The weighted average cost method uses the average of the costs of the goods to assign costs. In other words, weighted average uses the formula: Total cost of items in inventory available for sale divided by total number of units available for sale.
In contrast, FIFO (first in, first out) accounting means that the costs assigned to goods are the costs for the first goods bought. In other words, the company assumes that the first goods sold are the oldest or the first goods bought. On the other hand, LIFO (last in first out) assumes that the last or latest items bought are the first items to be sold.
4) False, Current liabilities are a company's debts or obligations that are due within one year, appearing on the company's balance sheet and include short term debt, accounts payable, accrued liabilities and other debts. Essentially, these are bills that are due to creditors and suppliers within a short period of time.
5) True, the entry shall be as follows:-
At the time of collecting tax from the customer at the time of sale-
Debtor A/c Dr XXX
To Sales A/c Cr XXX
To Sales Tax Payable A/c Cr XXX
And at the time the sales tax is paid to the tax authority, the entry shall be as follows-
Sales Tax Payable A/c Dr XXX
To Cash A/c Cr XXX
6) True, Current liabilities are a company's debts or obligations that are due within one year, appearing on the company's balance sheet and include short term debt, accounts payable, accrued liabilities and other debts.
7) True, Warranty expense is the cost that a business expects to or has already incurred for the repair or replacement of goods that it has sold. The total amount ofwarranty expense is limited by the warranty period that a business typically allows.
8) True, Record a contingent liability when it is probable that the loss will occur.
9) True, the formulae is
Interest = (Amount payable * Interest Rate per annum) * (Days elapsed in the year since taking loan / 365 Days)
10) True, since Profit/Loss A/c or Income statement as mentioned above will not contain expenses which are capital in nature, it only contains expenses of revenue nature. Thus purchase of long term asset shall not form a part of income statement.
11) False, Intangible assets other than goodwill may or may not be amortized depending on their useful lives to the entity: Assets with finite lives are amortized; assets with indefinite lives are not. Goodwill is not amortized. There is no arbitrary ceiling on the useful life of an amortized asset.
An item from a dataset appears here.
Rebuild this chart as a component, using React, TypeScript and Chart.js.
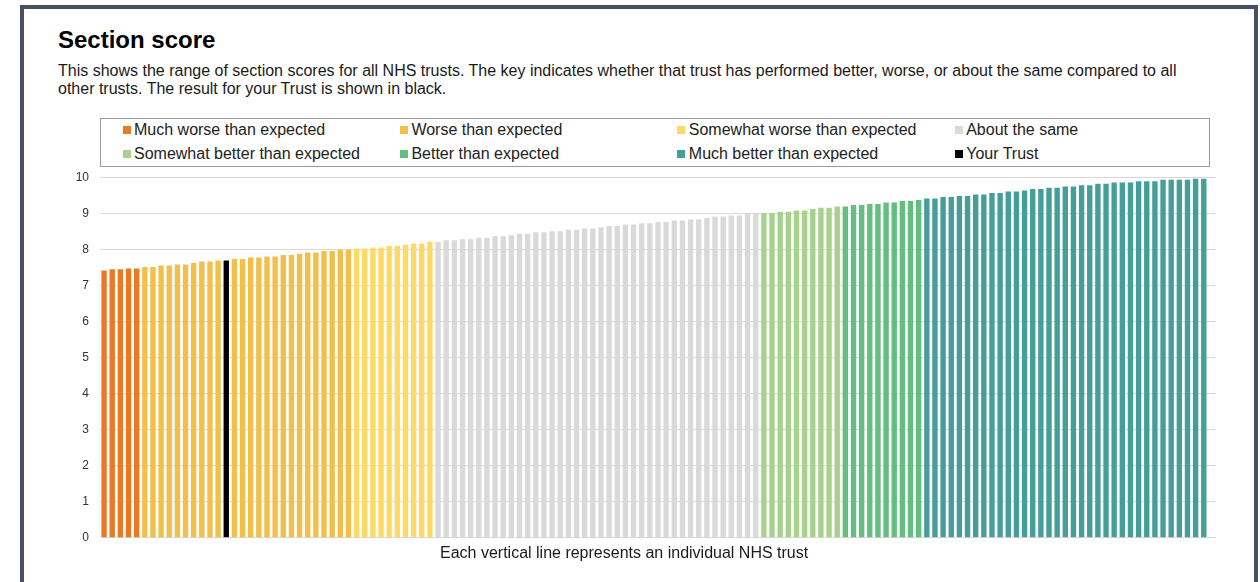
import React, { useEffect, useRef } from "react";
import { Chart, registerables } from "chart.js";

Chart.register(...registerables);

const bandNames = [
  "Much worse than expected",
  "Worse than expected",
  "Somewhat worse than expected",
  "About the same",
  "Somewhat better than expected",
  "Better than expected",
  "Much better than expected",
  "Your Trust",
];
const bandColors = ["#E97A25", "#F2BF4B", "#FFD966", "#D9D9D9", "#A9D18E", "#63BE7F", "#459E9A", "#000000"];
// number of trusts in each rating band, in order (excluding the "Your Trust" colour)
const bandSizes = [5, 26, 10, 40, 10, 10, 35];
const yourTrustIndex = 15;

const scores = [
  7.41, 7.45, 7.45, 7.47, 7.47, 7.51, 7.51, 7.55, 7.55, 7.58,
  7.58, 7.62, 7.66, 7.66, 7.69, 7.69, 7.73, 7.73, 7.77, 7.77,
  7.80, 7.80, 7.84, 7.84, 7.88, 7.91, 7.91, 7.95, 7.95, 7.99,
  7.99, 8.02, 8.02, 8.05, 8.05, 8.09, 8.09, 8.13, 8.16, 8.16,
  8.21, 8.21, 8.25, 8.25, 8.28, 8.28, 8.32, 8.32, 8.36, 8.36,
  8.39, 8.43, 8.43, 8.47, 8.47, 8.50, 8.50, 8.54, 8.54, 8.58,
  8.58, 8.61, 8.65, 8.65, 8.69, 8.69, 8.72, 8.72, 8.76, 8.76,
  8.80, 8.80, 8.83, 8.83, 8.87, 8.91, 8.91, 8.94, 8.94, 8.98,
  9.01, 9.01, 9.01, 9.04, 9.04, 9.08, 9.08, 9.12, 9.15, 9.15,
  9.19, 9.19, 9.23, 9.23, 9.26, 9.26, 9.30, 9.30, 9.34, 9.34,
  9.37, 9.41, 9.41, 9.45, 9.45, 9.48, 9.48, 9.52, 9.52, 9.56,
  9.56, 9.60, 9.60, 9.63, 9.67, 9.67, 9.71, 9.71, 9.74, 9.74,
  9.78, 9.78, 9.82, 9.82, 9.85, 9.85, 9.85, 9.89, 9.89, 9.89,
  9.93, 9.93, 9.93, 9.93, 9.96, 9.96,
];

const yTicks = [0, 1, 2, 3, 4, 5, 6, 7, 8, 9, 10];

const FONT = '"Liberation Sans", Arial, sans-serif';

function barColors(): string[] {
  const out: string[] = [];
  bandSizes.forEach((n, b) => {
    for (let i = 0; i < n; i++) out.push(bandColors[b]);
  });
  out[yourTrustIndex] = bandColors[7];
  return out;
}

export default function App() {
  const canvasRef = useRef<HTMLCanvasElement | null>(null);

  useEffect(() => {
    if (!canvasRef.current) return;
    const chart = new Chart(canvasRef.current, {
      type: "bar",
      data: {
        datasets: [
          {
            data: scores.map((v, i) => ({ x: i, y: v })),
            backgroundColor: barColors(),
            borderWidth: 0,
            categoryPercentage: 1,
            barPercentage: 0.66,
          },
        ],
      },
      options: {
        animation: false,
        responsive: false,
        maintainAspectRatio: false,
        layout: { padding: { top: 0, bottom: 0, right: 24, left: 0 } },
        plugins: { legend: { display: false }, tooltip: { enabled: false } },
        scales: {
          x: {
            type: "linear",
            min: -0.5,
            max: scores.length + 0.5,
            offset: false,
            display: false,
          },
          y: {
            min: 0,
            max: 10,
            afterFit: (s: any) => {
              s.width = 60;
            },
            afterBuildTicks: (s: any) => {
              s.ticks = yTicks.map((v) => ({ value: v }));
            },
            border: { display: false },
            grid: { color: "#D9D9D9", lineWidth: 1, drawTicks: false },
            ticks: {
              padding: 11,
              color: "#333333",
              font: { family: FONT, size: 12 },
            },
          },
        },
      },
    });
    return () => chart.destroy();
  }, []);

  const legendOrder = [0, 1, 2, 3, 4, 5, 6, 7];

  return (
    <div style={{ position: "absolute", left: 0, top: 0, width: 1260, height: 582, overflow: "hidden", background: "#fff", fontFamily: FONT }}>
      <div
        style={{
          position: "absolute",
          left: 20,
          top: 5,
          width: 1238,
          height: 640,
          boxSizing: "border-box",
          border: "4px solid #455163",
        }}
      />
      <div style={{ position: "absolute", left: 58, top: 26, fontSize: 24, lineHeight: "28px", fontWeight: "bold", color: "#000", whiteSpace: "nowrap" }}>
        Section score
      </div>
      <div style={{ position: "absolute", left: 58, top: 61.5, fontSize: 16, lineHeight: "18.4px", color: "#1a1a1a", whiteSpace: "nowrap" }}>
        This shows the range of section scores for all NHS trusts. The key indicates whether that trust has performed better, worse, or about the same compared to all
        <br />
        other trusts. The result for your Trust is shown in black.
      </div>
      <div
        style={{
          position: "absolute",
          left: 100,
          top: 118,
          width: 1110,
          height: 49,
          boxSizing: "border-box",
          border: "1.5px solid #9a9a9a",
        }}
      />
      {legendOrder.map((b, k) => {
        const col = k % 4;
        const row = Math.floor(k / 4);
        const sx = 122.5 + col * 277.4;
        const cy = 130 + row * 24;
        return (
          <React.Fragment key={b}>
            <div style={{ position: "absolute", left: sx, top: cy - 4, width: 8, height: 8, background: bandColors[b] }} />
            <div
              style={{
                position: "absolute",
                left: sx + 11.5,
                top: cy + 5.5 - 14.55,
                fontSize: 16,
                lineHeight: "18px",
                color: "#222",
                whiteSpace: "nowrap",
              }}
            >
              {bandNames[b]}
            </div>
          </React.Fragment>
        );
      })}
      <canvas ref={canvasRef} width={1200} height={397} style={{ position: "absolute", left: 40, top: 159, width: 1200, height: 397 }} />
      <div style={{ position: "absolute", left: 440, top: 544, fontSize: 16, lineHeight: "18px", color: "#1a1a1a", whiteSpace: "nowrap" }}>
        Each vertical line represents an individual NHS trust
      </div>
    </div>
  );
}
12) True, Useful life revision is accounted for prospectively: the change in the estimate is reported in the current and prospective periods. In other words, previously reported statements and opening balances do not need to be adjusted to reflect the change in the useful life estimate.
13) False, If such expenditure results in the increase in the life of the asset or productivity, it shall be a capital expenditure and not revenue expenditure.
14) False, The reason for the variable treatment of intangible assets is that the accounting standards mandate that a business cannot recognize any internally-generated intangible assets (with some exceptions), only acquired intangible assets. This means that any intangible assets listed on a balance sheet were most likely gained as part of the acquisition of another business, or they were purchased outright as individual assets.
15) False, research and development (R&D) costs required to develop the idea being patented cannot be included in the capitalized cost of a patent. These R&D costs are instead charged to expense as incurred; the basis for this treatment is that R&D is inherently risky, without assurance of future benefits, so it should not be considered an asset.